A polysyllogism (also called multi-premise syllogism, sorites, climax, or gradatio) is a string of any number of propositions forming together a sequence of syllogisms such that the conclusion of each syllogism, together with the next proposition, is a premise for the next, and so on.  Each constituent syllogism is called a prosyllogism except the last, because the conclusion of the last syllogism is not a premise for another syllogism.

Example 

An example for a polysyllogism is:

It is raining.
If we go out while it is raining we will get wet.
If we get wet, we will get cold.
Therefore, if we go out we will get cold.

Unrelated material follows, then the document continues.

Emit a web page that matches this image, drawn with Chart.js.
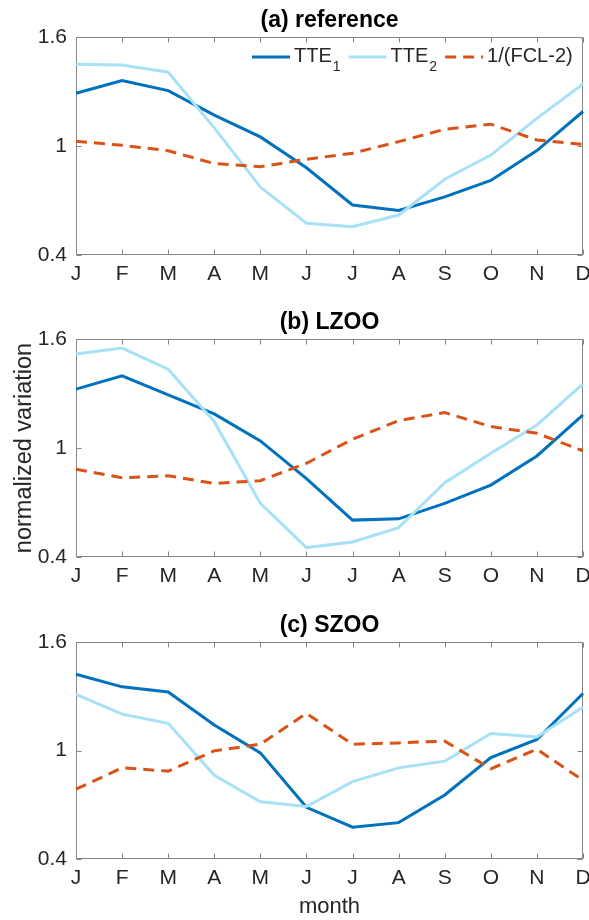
<!DOCTYPE html>
<html>
<head>
<meta charset="utf-8">
<script src="https://cdn.jsdelivr.net/npm/chart.js@4.4.1/dist/chart.umd.min.js"></script>
<style>
  html, body { margin: 0; padding: 0; background: #fff; overflow: hidden; }
  canvas { display: block; }
</style>
</head>
<body>
<canvas id="chartA" width="589" height="290"></canvas>
<canvas id="chartB" width="589" height="300"></canvas>
<canvas id="chartC" width="589" height="330"></canvas>
<script>
// months on the x axis
const months = ["J", "F", "M", "A", "M", "J", "J", "A", "S", "O", "N", "D"];
const yTicks = [0.4, 1, 1.6];

// (a) reference
const refTTE1 = [1.29, 1.36, 1.305, 1.17, 1.05, 0.88, 0.675, 0.645, 0.72, 0.81, 0.975, 1.19];
const refTTE2 = [1.45, 1.446, 1.406, 1.10, 0.774, 0.575, 0.556, 0.62, 0.817, 0.95, 1.152, 1.341];
const refFCL = [1.026, 1.004, 0.974, 0.903, 0.886, 0.927, 0.96, 1.024, 1.092, 1.12, 1.033, 1.009];

// (b) LZOO
const lzTTE1 = [1.324, 1.397, 1.293, 1.188, 1.039, 0.831, 0.603, 0.61, 0.695, 0.796, 0.956, 1.182];
const lzTTE2 = [1.517, 1.55, 1.434, 1.145, 0.695, 0.452, 0.483, 0.562, 0.809, 0.971, 1.127, 1.353];
const lzFCL = [0.883, 0.836, 0.847, 0.805, 0.82, 0.916, 1.048, 1.151, 1.195, 1.118, 1.081, 0.984];

// (c) SZOO
const szTTE1 = [1.422, 1.352, 1.324, 1.141, 0.987, 0.686, 0.576, 0.601, 0.754, 0.961, 1.061, 1.315];
const szTTE2 = [1.31, 1.201, 1.15, 0.863, 0.716, 0.69, 0.828, 0.904, 0.941, 1.094, 1.075, 1.241];
const szFCL = [0.786, 0.904, 0.886, 0.998, 1.035, 1.205, 1.035, 1.042, 1.052, 0.899, 1.007, 0.835];

const seriesNames = ["TTE1", "TTE2", "1/(FCL-2)"];
const legendText = ["TTE", "TTE", "1/(FCL-2)"];
const legendSub = ["1", "2", ""];

const colTTE1 = "#0072BD";
const colTTE2 = "#A6E1F7";
const colFCL = "#D95319";
const textCol = "#262626";
const fontName = "'Liberation Sans', Arial, Helvetica, sans-serif";

Chart.defaults.font.family = fontName;

// matlab style box with inward ticks
const boxPlugin = {
    id: "boxTicks",
    beforeDatasetsDraw(chart) {
        const ctx = chart.ctx;
        const a = chart.chartArea;
        const x = chart.scales.x;
        const y = chart.scales.y;
        const L = Math.round(a.left) + 0.5;
        const R = Math.round(a.right) - 0.5;
        const T = Math.round(a.top) + 0.5;
        const B = Math.round(a.bottom) - 0.5;
        ctx.save();
        ctx.strokeStyle = "#858585";
        ctx.lineWidth = 1;
        ctx.strokeRect(L, T, R - L, B - T);
        ctx.beginPath();
        x.ticks.forEach((t, i) => {
            const px = Math.round(x.getPixelForTick(i)) + 0.5;
            ctx.moveTo(px, B); ctx.lineTo(px, B - 5);
            ctx.moveTo(px, T); ctx.lineTo(px, T + 5);
        });
        y.ticks.forEach((t, i) => {
            const py = Math.round(y.getPixelForTick(i)) + 0.5;
            ctx.moveTo(L, py); ctx.lineTo(L + 5, py);
            ctx.moveTo(R, py); ctx.lineTo(R - 5, py);
        });
        ctx.stroke();
        ctx.restore();
    }
};

// legend with subscripts, inside panel (a)
const legendPlugin = {
    id: "mlLegend",
    afterDatasetsDraw(chart) {
        const ctx = chart.ctx;
        const a = chart.chartArea;
        let xPos = a.right - 331;
        const yLine = a.top + 20;
        chart.data.datasets.forEach((ds, i) => {
            ctx.save();
            ctx.strokeStyle = ds.borderColor;
            ctx.lineWidth = ds.borderWidth;
            ctx.setLineDash(ds.borderDash || []);
            ctx.beginPath();
            ctx.moveTo(xPos, yLine);
            ctx.lineTo(xPos + 38, yLine);
            ctx.stroke();
            ctx.setLineDash([]);
            ctx.fillStyle = textCol;
            ctx.textAlign = "left";
            ctx.textBaseline = "alphabetic";
            ctx.font = "20px " + fontName;
            let tx = xPos + 42;
            ctx.fillText(legendText[i], tx, yLine + 5);
            tx += ctx.measureText(legendText[i]).width;
            if (legendSub[i]) {
                ctx.font = "14px " + fontName;
                ctx.fillText(legendSub[i], tx + 1, yLine + 14);
                tx += ctx.measureText(legendSub[i]).width + 1;
            }
            ctx.restore();
            xPos = tx + 8;
        });
    }
};

function makePanel(id, title, tte1, tte2, fcl, opts) {
    return new Chart(document.getElementById(id), {
        type: "line",
        data: {
            labels: months,
            datasets: [
                { label: seriesNames[0], data: tte1, borderColor: colTTE1, borderWidth: 3, pointRadius: 0, tension: 0, order: 3 },
                { label: seriesNames[1], data: tte2, borderColor: colTTE2, borderWidth: 3, pointRadius: 0, tension: 0, order: 2 },
                { label: seriesNames[2], data: fcl, borderColor: colFCL, borderWidth: 3, borderDash: [11, 7], pointRadius: 0, tension: 0, order: 1 }
            ]
        },
        options: {
            responsive: false,
            animation: false,
            devicePixelRatio: 1,
            layout: { padding: { left: 0, right: 6, top: 0, bottom: 0 } },
            plugins: {
                legend: { display: false },
                tooltip: { enabled: false },
                title: {
                    display: true,
                    text: title,
                    fullSize: false,
                    color: "#000",
                    font: { size: 23, weight: "bold" },
                    padding: { top: opts.titleTop, bottom: 3 }
                }
            },
            scales: {
                x: {
                    type: "category",
                    grid: { display: false, drawTicks: false },
                    border: { display: false },
                    ticks: { color: textCol, font: { size: 21 }, padding: 7, maxRotation: 0, autoSkip: false },
                    title: {
                        display: !!opts.xTitle,
                        text: "month",
                        color: textCol,
                        font: { size: 22 },
                        padding: { top: 0, bottom: 0 }
                    },
                    afterFit(s) {
                        s.height = opts.xHeight;
                        s.paddingLeft = 0;
                        s.paddingRight = 0;
                    }
                },
                y: {
                    min: 0.4,
                    max: 1.6,
                    afterBuildTicks(s) {
                        s.ticks = yTicks.map(v => ({ value: v }));
                    },
                    grid: { display: false, drawTicks: false },
                    border: { display: false },
                    ticks: {
                        color: textCol,
                        font: { size: 21 },
                        padding: 9,
                        callback: v => String(v)
                    },
                    title: {
                        display: !!opts.yTitle,
                        text: "normalized variation",
                        color: textCol,
                        font: { size: 23.5 },
                        padding: { top: 10, bottom: 0 }
                    },
                    afterFit(s) {
                        s.width = 76;
                    }
                }
            }
        },
        plugins: opts.legend ? [boxPlugin, legendPlugin] : [boxPlugin]
    });
}

makePanel("chartA", "(a) reference", refTTE1, refTTE2, refFCL, { titleTop: 6.4, xHeight: 35, legend: true });
makePanel("chartB", "(b) LZOO", lzTTE1, lzTTE2, lzFCL, { titleTop: 18.4, xHeight: 33, yTitle: true });
makePanel("chartC", "(c) SZOO", szTTE1, szTTE2, szFCL, { titleTop: 21.4, xHeight: 61, xTitle: true });
</script>
</body>
</html>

Examination of the structure of the argument reveals the following sequence of constituent (pro)syllogisms:

It is raining.
If we go out while it is raining we will get wet.
Therefore, if we go out we will get wet.

If we go out we will get wet.
If we get wet, we will get cold.
Therefore, if we go out we will get cold.

Sorites 

A sorites (plural: sorites) is a specific kind of polysyllogism in which the predicate of each proposition is the subject of the next premise. Example:

All lions are big cats.
All big cats are predators.
All predators are carnivores.
Therefore, all lions are carnivores.

The word sorites  comes from , heaped up, from σωρός heap or pile. Thus a sorites is a heap of propositions chained together. A sorites polysyllogism should not be confused with the sorites paradox, a.k.a. the fallacy of the heap.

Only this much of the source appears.